12-: From the Arkansas Gazette (Little Rock, Arkansas) of Saturday 21st February 1931:
New College Fraternity Proposed.—Headline. No doubt the Greeks have a name for it.
13 & 14-: From accounts of a wrestling match between James Londos and James McMillen, which took place at Madison Square Garden, in New York City, on Monday 23rd February 1931:
13-: From the Detroit Evening Times (Detroit, Michigan) of Tuesday 24th February 1931:
Universal Service Wire
NEW YORK, Feb. 24.—The Greeks had a word for it—and so did Jim Londos, who retained his heavyweight wrestling title last night by defeating Jim McMillen at the Madison Square Garden. The word for it in this instance was a bear hug which threatened for a time to ooze the innards from the body of the former Illinois football star.

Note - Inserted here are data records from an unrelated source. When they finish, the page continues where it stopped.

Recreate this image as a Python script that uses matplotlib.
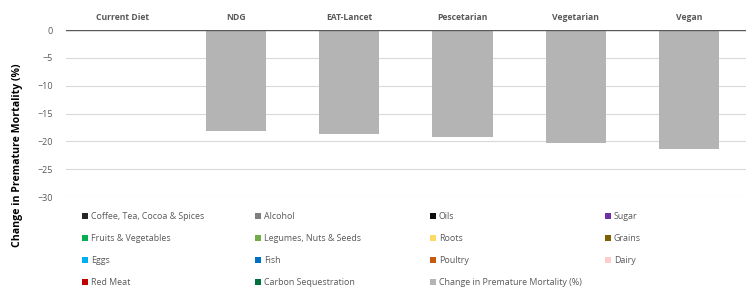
import matplotlib.pyplot as plt
import numpy as np

diets = ['Current Diet', 'NDG', 'EAT-Lancet', 'Pescetarian', 'Vegetarian', 'Vegan']
mortality = [0, -18.2, -18.6, -19.2, -20.2, -21.3]

# food groups (all zero here, they only show up in the legend)
groups = ['Coffee, Tea, Cocoa & Spices', 'Alcohol', 'Oils', 'Sugar',
          'Fruits & Vegetables', 'Legumes, Nuts & Seeds', 'Roots', 'Grains',
          'Eggs', 'Fish', 'Poultry', 'Dairy',
          'Red Meat', 'Carbon Sequestration']
group_colors = ['#262626', '#7f7f7f', '#0d0d0d', '#7030a0',
                '#00b050', '#70ad47', '#ffd966', '#7f6000',
                '#00b0f0', '#0070c0', '#c55a11', '#ffcccc',
                '#c00000', '#00703c']
group_values = np.zeros((len(groups), len(diets)))

plt.rcParams['font.family'] = ['Open Sans', 'DejaVu Sans']

fig = plt.figure(figsize=(7.46, 2.89), dpi=100)
ax = fig.add_axes([0.088, 0.318, 0.912, 0.578])

x = np.arange(len(diets))
handles = []
for name, col, vals in zip(groups, group_colors, group_values):
    handles.append(ax.bar(x, vals, width=0.53, color=col, label=name))
handles.append(ax.bar(x, mortality, width=0.53, color='#b4b4b4',
                      label='Change in Premature Mortality (%)'))

ax.set_xlim(-0.5, len(diets) - 0.5)
ax.set_ylim(-30, 0)
ax.set_yticks(np.arange(-30, 1, 5))
ax.yaxis.grid(True, color='#d9d9d9', linewidth=0.8)
ax.set_axisbelow(True)
ax.axhline(0, color='#595959', linewidth=1, zorder=3)
for s in ax.spines.values():
    s.set_visible(False)
ax.tick_params(length=0, labelsize=6.5, colors='#595959')
ax.tick_params(axis='x', pad=6)
ax.tick_params(axis='y', pad=9)
ax.xaxis.tick_top()
ax.set_xticks(x)
ax.set_xticklabels(diets, fontweight='bold', fontsize=6.2)
ax.set_ylabel('Change in Premature Mortality (%)', fontsize=7.6,
              fontweight='bold')
ax.yaxis.set_label_coords(-0.062, 0.25)

# legend: four columns, items go across the rows
col_x = [82, 255, 430, 605]
for c in range(4):
    idx = list(range(c, len(handles), 4))
    leg = fig.legend([handles[i] for i in idx], [handles[i].get_label() for i in idx],
                     loc='upper left', bbox_to_anchor=(col_x[c] / 746, 1 - 212 / 289),
                     frameon=False, fontsize=6.4, handlelength=0.7, handleheight=0.7,
                     handletextpad=0.3, labelspacing=1.47,
                     borderaxespad=0, borderpad=0)
    for t in leg.get_texts():
        t.set_color('#595959')

fig.savefig('out.png', dpi=100)
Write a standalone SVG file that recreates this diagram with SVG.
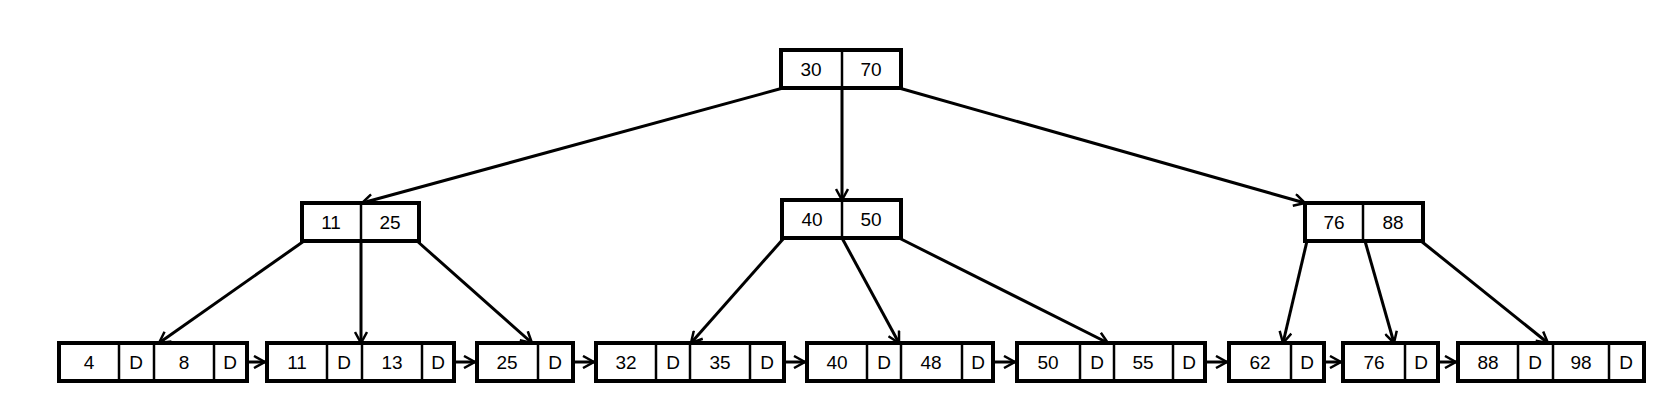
<svg xmlns="http://www.w3.org/2000/svg" width="1678" height="408" viewBox="0 0 1678 408">
<defs>
<marker id="ah" markerWidth="14" markerHeight="14" refX="12" refY="7" orient="auto" markerUnits="userSpaceOnUse"><path d="M1,1 L12,7 L1,13" fill="none" stroke="#000" stroke-width="2.5"/></marker>
<style>
.b{fill:#fff;stroke:#000;stroke-width:4}
.d{stroke:#000;stroke-width:2.5}
text{font-family:"Liberation Sans","Noto Sans CJK KR",sans-serif;font-size:19px;text-anchor:middle;fill:#000}
.c line{stroke:#000;stroke-width:3;marker-end:url(#ah)}
</style>
</defs>
<rect width="1678" height="408" fill="#fff"/>
<g class="c" id="connectors">
<line x1="783" y1="88" x2="362" y2="203"/>
<line x1="842" y1="88" x2="842" y2="200"/>
<line x1="899" y1="88" x2="1305" y2="203"/>
<line x1="304" y1="241" x2="159" y2="343"/>
<line x1="361" y1="241" x2="361" y2="343"/>
<line x1="417" y1="241" x2="532" y2="343"/>
<line x1="784" y1="238" x2="691" y2="343"/>
<line x1="842" y1="238" x2="899" y2="343"/>
<line x1="899" y1="238" x2="1108" y2="343"/>
<line x1="1307" y1="241" x2="1283" y2="343"/>
<line x1="1365" y1="241" x2="1394" y2="343"/>
<line x1="1421" y1="241" x2="1548" y2="343"/>
<line x1="247" y1="362" x2="265" y2="362"/>
<line x1="454" y1="362" x2="475" y2="362"/>
<line x1="573" y1="362" x2="594" y2="362"/>
<line x1="784" y1="362" x2="805" y2="362"/>
<line x1="993" y1="362" x2="1015" y2="362"/>
<line x1="1205" y1="362" x2="1227" y2="362"/>
<line x1="1324" y1="362" x2="1341" y2="362"/>
<line x1="1438" y1="362" x2="1456" y2="362"/>
</g>
<g id="root"><rect class="b" x="781" y="50" width="120" height="38"/><line class="d" x1="842" y1="50" x2="842" y2="88"/><text x="811" y="76">30</text><text x="871" y="76">70</text></g>
<g id="n1125"><rect class="b" x="302" y="203" width="117" height="38"/><line class="d" x1="361" y1="203" x2="361" y2="241"/><text x="331" y="229">11</text><text x="390" y="229">25</text></g>
<g id="n4050"><rect class="b" x="782" y="200" width="119" height="38"/><line class="d" x1="842" y1="200" x2="842" y2="238"/><text x="812" y="226">40</text><text x="871" y="226">50</text></g>
<g id="n7688"><rect class="b" x="1305" y="203" width="118" height="38"/><line class="d" x1="1363" y1="203" x2="1363" y2="241"/><text x="1334" y="229">76</text><text x="1393" y="229">88</text></g>
<g id="leaf1"><rect class="b" x="59" y="343" width="188" height="38"/><line class="d" x1="119" y1="343" x2="119" y2="381"/><line class="d" x1="154" y1="343" x2="154" y2="381"/><line class="d" x1="214" y1="343" x2="214" y2="381"/><text x="89" y="369">4</text><text x="136" y="369">D</text><text x="184" y="369">8</text><text x="230" y="369">D</text></g>
<g id="leaf2"><rect class="b" x="267" y="343" width="187" height="38"/><line class="d" x1="327" y1="343" x2="327" y2="381"/><line class="d" x1="362" y1="343" x2="362" y2="381"/><line class="d" x1="422" y1="343" x2="422" y2="381"/><text x="297" y="369">11</text><text x="344" y="369">D</text><text x="392" y="369">13</text><text x="438" y="369">D</text></g>
<g id="leaf3"><rect class="b" x="477" y="343" width="96" height="38"/><line class="d" x1="538" y1="343" x2="538" y2="381"/><text x="507" y="369">25</text><text x="555" y="369">D</text></g>
<g id="leaf4"><rect class="b" x="596" y="343" width="188" height="38"/><line class="d" x1="656" y1="343" x2="656" y2="381"/><line class="d" x1="690" y1="343" x2="690" y2="381"/><line class="d" x1="750" y1="343" x2="750" y2="381"/><text x="626" y="369">32</text><text x="673" y="369">D</text><text x="720" y="369">35</text><text x="767" y="369">D</text></g>
<g id="leaf5"><rect class="b" x="807" y="343" width="186" height="38"/><line class="d" x1="867" y1="343" x2="867" y2="381"/><line class="d" x1="901" y1="343" x2="901" y2="381"/><line class="d" x1="962" y1="343" x2="962" y2="381"/><text x="837" y="369">40</text><text x="884" y="369">D</text><text x="931" y="369">48</text><text x="978" y="369">D</text></g>
<g id="leaf6"><rect class="b" x="1017" y="343" width="188" height="38"/><line class="d" x1="1080" y1="343" x2="1080" y2="381"/><line class="d" x1="1114" y1="343" x2="1114" y2="381"/><line class="d" x1="1173" y1="343" x2="1173" y2="381"/><text x="1048" y="369">50</text><text x="1097" y="369">D</text><text x="1143" y="369">55</text><text x="1189" y="369">D</text></g>
<g id="leaf7"><rect class="b" x="1229" y="343" width="95" height="38"/><line class="d" x1="1291" y1="343" x2="1291" y2="381"/><text x="1260" y="369">62</text><text x="1307" y="369">D</text></g>
<g id="leaf8"><rect class="b" x="1343" y="343" width="95" height="38"/><line class="d" x1="1405" y1="343" x2="1405" y2="381"/><text x="1374" y="369">76</text><text x="1421" y="369">D</text></g>
<g id="leaf9"><rect class="b" x="1458" y="343" width="186" height="38"/><line class="d" x1="1518" y1="343" x2="1518" y2="381"/><line class="d" x1="1553" y1="343" x2="1553" y2="381"/><line class="d" x1="1609" y1="343" x2="1609" y2="381"/><text x="1488" y="369">88</text><text x="1535" y="369">D</text><text x="1581" y="369">98</text><text x="1626" y="369">D</text></g>
</svg>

14-: From the Buffalo Evening News (Buffalo, New York) of Tuesday 24th February 1931:
NEW YORK, Feb. 24 (U.P.)—Culture, as dispensed at the University of Illinois, collided with the classic tradition of Plato and Socrates last night at Madison Square Garden where James Londos of Athens, Greece, and James McMillen of Urbana, Ill., wrestled for the championship of the world.
[…]
After the match rumors circulated that Mr. Londos’ triumph was accomplished by a hold known as “a leg breaker and airplane.” Others insisted it was a simple toe-hold. Mr Londos, unfortunately, did not reveal what hold he used, but doubtless the Greeks have a word for it.